The prime minister’s approach to risk management moves money away from investments in people in order to spend it on technology. This way the private sector gets to spend it instead of other levels of government. Another consequence has been a reduction in support for heavy urban search and rescue teams (HUSAR) in Vancouver, Calgary, St. Boniface, Toronto and Halifax. Meanwhile, a training center for first responders that was run by Public Safety Canada has been shut down and the Canadian Center for Emergency Preparedness has ceased operations, its assets transferred to a community college.

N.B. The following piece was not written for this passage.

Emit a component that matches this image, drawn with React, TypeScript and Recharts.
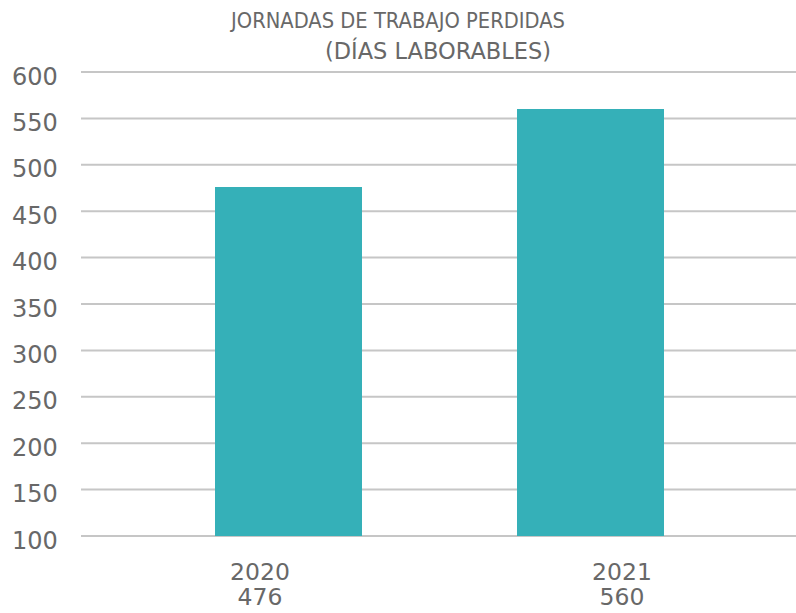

Harper's take on safety is beginning to run thin even in Alberta. Vic Toews may be gone, but he still leaves a bad smell where he has been. Brian Cornforth, president of the Alberta Fire Chiefs Association was not impressed when Toews showed up in High River:
Chief Cornforth blasted Public Safety Minister Vic Toews for “posing” amid the flood recovery operation in High River, saying politicians with no operational role have no business getting in the way. The chief said he is particularly incensed by the program cutbacks to public safety and HUSAR when he hears about misspending in Ottawa.
The prime minister's claim to fame has been sound fiscal management. That was the spin. But, Gibson writes:
It’s hard to imagine what could upset some peoples’ faith in Harper’s image as a fiscal manager — unless it’s their own safety. As a bedrock value, public safety and security is as fundamental a belief as any core value shared by the Conservatives’ base. How else to explain the government’s fixation with retrenched changes to the criminal justice system?
As yesterday's news about Harper's enemies list revealed, it has never been about public safety. It's always been about paranoia.